In Pretec CF card product definitions, 1x represent the performance is 150KBytes/sec. Take the 433x CF card as an example, the performance is 65MB/s (433 x 150KBytes/sec≒65MBytes/sec).

All data transfer statistics provided is for your reference only. The actual speed of data transfer speed will cause of differences system specifications, settings and performance.

12. What are the differences between CF type I , CF type II and CF I/O cards?

There are three subdivisions of CF cards, Type I cards, the thicker Type II cards and the I/O cards.

CF Type I

At 43mm (1.7″) x 36mm (1.4″) x 3.3mm (0.13″), the CF Type I card’s is less than one-half of a current PCMCIA Type II card. Compared to a 68-pin PCMCIA card, a CF card has 50 pins but still conforms to ATA specs.

CF Type II

At 43mm (1.7″) x 36mm (1.4″) x 5.5mm (0.19″), the CF Type II card’s is equal to that of a current PCMCIA Type II card. Compared to a 68-pin PCMCIA card, a CF card has 50 pins but still conforms to ATA specs.

CF I/O card

CF I/O cards include modems, Ethernet, serial, wireless, digital phone cards, USB, laser scanners, etc.

13. What are the differences between data transfer rates for Compact Flash Cards/CF Cards?

14. Why my memory card data transferring speed can’t reach the speed you claim?

The actual data transferring speed issue mostly happened in commercial SDHC and CompactFlash card.

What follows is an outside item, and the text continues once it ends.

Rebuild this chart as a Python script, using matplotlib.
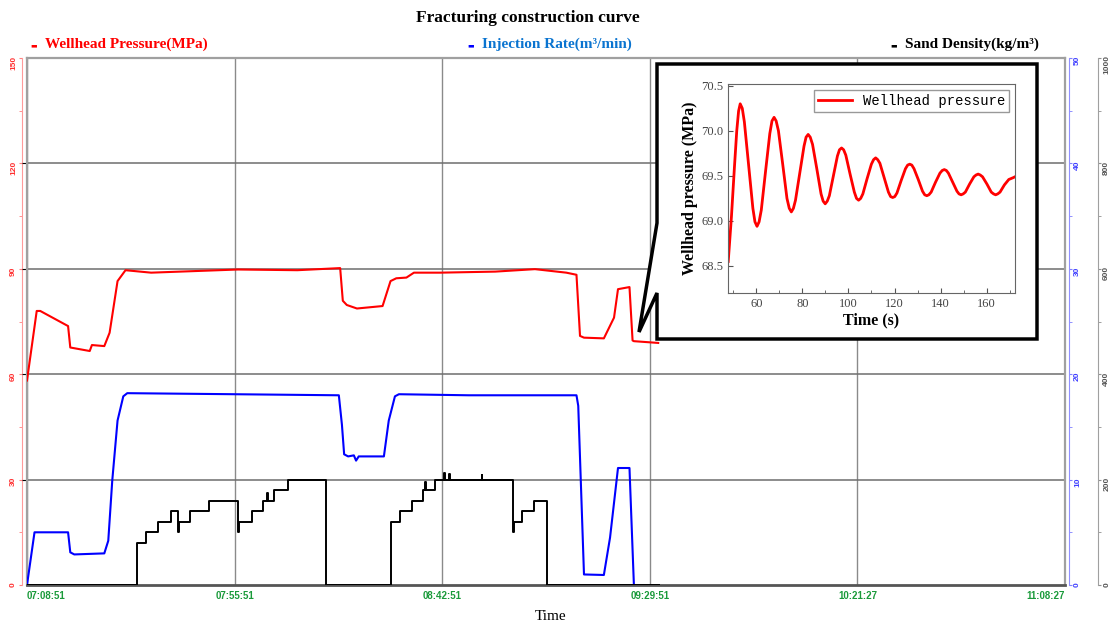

Card readers were the most reasons that due to the lower speed performance.


One of speed affection is the communication protocol between your card reader and the computer.

In generally speaking, the communication protocol between card reader and computer in common use as below:

USB 1.1 (Theory value speed up to 1.5MB/s)

USB 2.1 (Theory value speed up to 60MB/s)

PIO 1~6 (Theory value speed up to 25MB/s)

UDMA 1~6 (Theory value speed up to 133MB/s)


Therefore, we strongly suggested, if you use turbo CF card, please use computer true IDE interface to ensure the best performance; if you use turbo SDHC card, please use Pretec i-Disk reader II 233x to ensure the best performance.